§ What to work on
Skip the pictures and repeat each line of the data exactly.
** BEGIN Collected data **
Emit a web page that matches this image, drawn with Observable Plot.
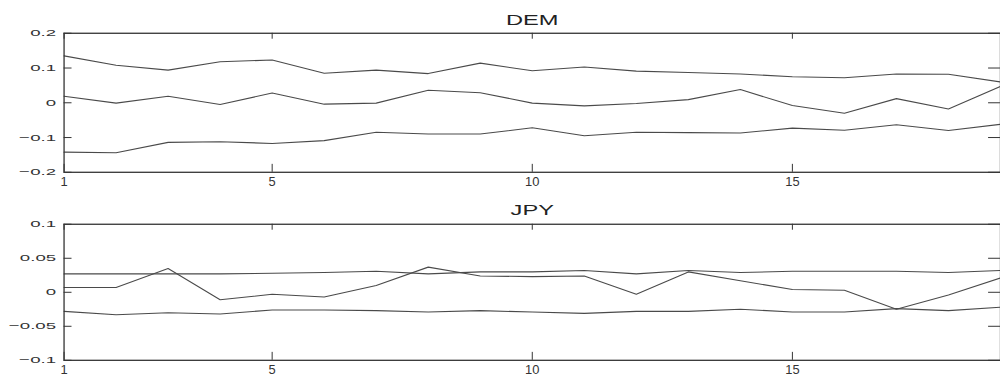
<!DOCTYPE html>
<html><head><meta charset="utf-8">
<script src="https://cdn.jsdelivr.net/npm/d3@7"></script>
<script src="https://cdn.jsdelivr.net/npm/@observablehq/plot@0.6"></script>
<style>
body{margin:0;background:#fff;overflow:hidden}
#chart{position:relative;width:1000px;height:381px;overflow:hidden;background:#fff}
#chart svg{position:absolute;left:0;background:transparent}
</style></head><body><div id="chart"></div>
<script>
const steps = [1,2,3,4,5,6,7,8,9,10,11,12,13,14,15,16,17,18,19];
const demUpper = [0.135,0.108,0.094,0.118,0.123,0.085,0.094,0.084,0.114,0.092,0.103,0.091,0.087,0.083,0.075,0.072,0.083,0.082,0.060];
const demMid   = [0.019,-0.001,0.019,-0.005,0.028,-0.004,-0.001,0.036,0.029,-0.001,-0.009,-0.002,0.009,0.038,-0.008,-0.030,0.012,-0.018,0.047];
const demLower = [-0.142,-0.144,-0.114,-0.112,-0.117,-0.109,-0.085,-0.090,-0.090,-0.072,-0.095,-0.085,-0.086,-0.087,-0.073,-0.079,-0.063,-0.080,-0.062];
const jpyUpper = [0.027,0.027,0.027,0.027,0.028,0.029,0.031,0.027,0.030,0.030,0.032,0.027,0.032,0.029,0.031,0.031,0.031,0.029,0.032];
const jpyMid   = [0.007,0.007,0.035,-0.011,-0.003,-0.007,0.010,0.037,0.024,0.023,0.024,-0.003,0.030,0.017,0.004,0.003,-0.025,-0.004,0.021];
const jpyLower = [-0.028,-0.033,-0.030,-0.032,-0.026,-0.026,-0.027,-0.029,-0.027,-0.029,-0.031,-0.028,-0.028,-0.025,-0.029,-0.029,-0.024,-0.027,-0.022];
const demTicks = [-0.2,-0.1,0,0.1,0.2];
const jpyTicks = [-0.1,-0.05,0,0.05,0.1];
const xTicks = [1,5,10,15];

const fmt = d => String(d).replace("-", "\u2212");
const FONT = "'Liberation Sans', Arial, Helvetica, sans-serif";

function stretch(svg, selector, k) {
  svg.querySelectorAll(selector).forEach(t => {
    const len = t.getComputedTextLength();
    t.setAttribute("textLength", len * k);
    t.setAttribute("lengthAdjust", "spacingAndGlyphs");
  });
}

function panel({title, upper, mid, lower, yTicks, top, height, marginTop, marginBottom, titleDy}) {
  const W = 1007, ML = 64, plotW = W - ML;
  const plotH = height - marginTop - marginBottom;
  const data = [["upper", upper], ["mid", mid], ["lower", lower]]
    .flatMap(([k, arr]) => arr.map((v, i) => ({step: steps[i], value: v, series: k})));
  const svg = Plot.plot({
    width: W, height, marginLeft: ML, marginRight: 0, marginTop, marginBottom,
    style: {fontFamily: FONT, color: "#333", background: "transparent", overflow: "visible"},
    x: {domain: [1, 19]},
    y: {domain: [yTicks[0], yTicks[yTicks.length - 1]]},
    marks: [
      Plot.lineY(data, {x: "step", y: "value", z: "series", stroke: "#4a4a4a", strokeWidth: 1.1}),
      Plot.frame({stroke: "#333", strokeWidth: 1.3}),
      Plot.tickY(yTicks, {y: d => d, insetRight: plotW - 8, stroke: "#333"}),
      Plot.tickY(yTicks, {y: d => d, insetLeft: plotW - 12, stroke: "#333"}),
      Plot.tickX(xTicks, {x: d => d, insetBottom: plotH - 6, stroke: "#333"}),
      Plot.tickX(xTicks, {x: d => d, insetTop: plotH - 8, stroke: "#333"}),
      Plot.axisY({ticks: yTicks, tickSize: 0, tickPadding: 8, tickFormat: fmt, fontSize: 10, label: null}),
      Plot.axisX({ticks: xTicks, tickSize: 0, tickPadding: 5, fontSize: 13, label: null}),
      Plot.text([title], {text: d => d, frameAnchor: "top", dy: titleDy, fontSize: 14, fill: "#222"})
    ]
  });
  svg.style.top = top + "px";
  document.getElementById("chart").appendChild(svg);
  stretch(svg, 'g[aria-label="y-axis tick label"] text', 1.88);
  stretch(svg, 'g[aria-label="text"] text', 1.7);
}

panel({title: "DEM", upper: demUpper, mid: demMid, lower: demLower, yTicks: demTicks,
       top: 0, height: 190, marginTop: 33, marginBottom: 17, titleDy: -18});
panel({title: "JPY", upper: jpyUpper, mid: jpyMid, lower: jpyLower, yTicks: jpyTicks,
       top: 190, height: 191, marginTop: 34, marginBottom: 20, titleDy: -19});
</script></body></html>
** END Collected data **
§ Task solution
Emit a web page that matches this image, drawn with Observable Plot.
<!DOCTYPE html>
<html><head><meta charset="utf-8">
<script src="https://cdn.jsdelivr.net/npm/d3@7"></script>
<script src="https://cdn.jsdelivr.net/npm/@observablehq/plot@0.6"></script>
<style>
body{margin:0;background:#fff;overflow:hidden}
#chart{position:relative;width:1000px;height:381px;overflow:hidden;background:#fff}
#chart svg{position:absolute;left:0;background:transparent}
</style></head><body><div id="chart"></div>
<script>
const steps = [1,2,3,4,5,6,7,8,9,10,11,12,13,14,15,16,17,18,19];
const demUpper = [0.135,0.108,0.094,0.118,0.123,0.085,0.094,0.084,0.114,0.092,0.103,0.091,0.087,0.083,0.075,0.072,0.083,0.082,0.060];
const demMid   = [0.019,-0.001,0.019,-0.005,0.028,-0.004,-0.001,0.036,0.029,-0.001,-0.009,-0.002,0.009,0.038,-0.008,-0.030,0.012,-0.018,0.047];
const demLower = [-0.142,-0.144,-0.114,-0.112,-0.117,-0.109,-0.085,-0.090,-0.090,-0.072,-0.095,-0.085,-0.086,-0.087,-0.073,-0.079,-0.063,-0.080,-0.062];
const jpyUpper = [0.027,0.027,0.027,0.027,0.028,0.029,0.031,0.027,0.030,0.030,0.032,0.027,0.032,0.029,0.031,0.031,0.031,0.029,0.032];
const jpyMid   = [0.007,0.007,0.035,-0.011,-0.003,-0.007,0.010,0.037,0.024,0.023,0.024,-0.003,0.030,0.017,0.004,0.003,-0.025,-0.004,0.021];
const jpyLower = [-0.028,-0.033,-0.030,-0.032,-0.026,-0.026,-0.027,-0.029,-0.027,-0.029,-0.031,-0.028,-0.028,-0.025,-0.029,-0.029,-0.024,-0.027,-0.022];
const demTicks = [-0.2,-0.1,0,0.1,0.2];
const jpyTicks = [-0.1,-0.05,0,0.05,0.1];
const xTicks = [1,5,10,15];

const fmt = d => String(d).replace("-", "\u2212");
const FONT = "'Liberation Sans', Arial, Helvetica, sans-serif";

function stretch(svg, selector, k) {
  svg.querySelectorAll(selector).forEach(t => {
    const len = t.getComputedTextLength();
    t.setAttribute("textLength", len * k);
    t.setAttribute("lengthAdjust", "spacingAndGlyphs");
  });
}

function panel({title, upper, mid, lower, yTicks, top, height, marginTop, marginBottom, titleDy}) {
  const W = 1007, ML = 64, plotW = W - ML;
  const plotH = height - marginTop - marginBottom;
  const data = [["upper", upper], ["mid", mid], ["lower", lower]]
    .flatMap(([k, arr]) => arr.map((v, i) => ({step: steps[i], value: v, series: k})));
  const svg = Plot.plot({
    width: W, height, marginLeft: ML, marginRight: 0, marginTop, marginBottom,
    style: {fontFamily: FONT, color: "#333", background: "transparent", overflow: "visible"},
    x: {domain: [1, 19]},
    y: {domain: [yTicks[0], yTicks[yTicks.length - 1]]},
    marks: [
      Plot.lineY(data, {x: "step", y: "value", z: "series", stroke: "#4a4a4a", strokeWidth: 1.1}),
      Plot.frame({stroke: "#333", strokeWidth: 1.3}),
      Plot.tickY(yTicks, {y: d => d, insetRight: plotW - 8, stroke: "#333"}),
      Plot.tickY(yTicks, {y: d => d, insetLeft: plotW - 12, stroke: "#333"}),
      Plot.tickX(xTicks, {x: d => d, insetBottom: plotH - 6, stroke: "#333"}),
      Plot.tickX(xTicks, {x: d => d, insetTop: plotH - 8, stroke: "#333"}),
      Plot.axisY({ticks: yTicks, tickSize: 0, tickPadding: 8, tickFormat: fmt, fontSize: 10, label: null}),
      Plot.axisX({ticks: xTicks, tickSize: 0, tickPadding: 5, fontSize: 13, label: null}),
      Plot.text([title], {text: d => d, frameAnchor: "top", dy: titleDy, fontSize: 14, fill: "#222"})
    ]
  });
  svg.style.top = top + "px";
  document.getElementById("chart").appendChild(svg);
  stretch(svg, 'g[aria-label="y-axis tick label"] text', 1.88);
  stretch(svg, 'g[aria-label="text"] text', 1.7);
}

panel({title: "DEM", upper: demUpper, mid: demMid, lower: demLower, yTicks: demTicks,
       top: 0, height: 190, marginTop: 33, marginBottom: 17, titleDy: -18});
panel({title: "JPY", upper: jpyUpper, mid: jpyMid, lower: jpyLower, yTicks: jpyTicks,
       top: 190, height: 191, marginTop: 34, marginBottom: 20, titleDy: -19});
</script></body></html>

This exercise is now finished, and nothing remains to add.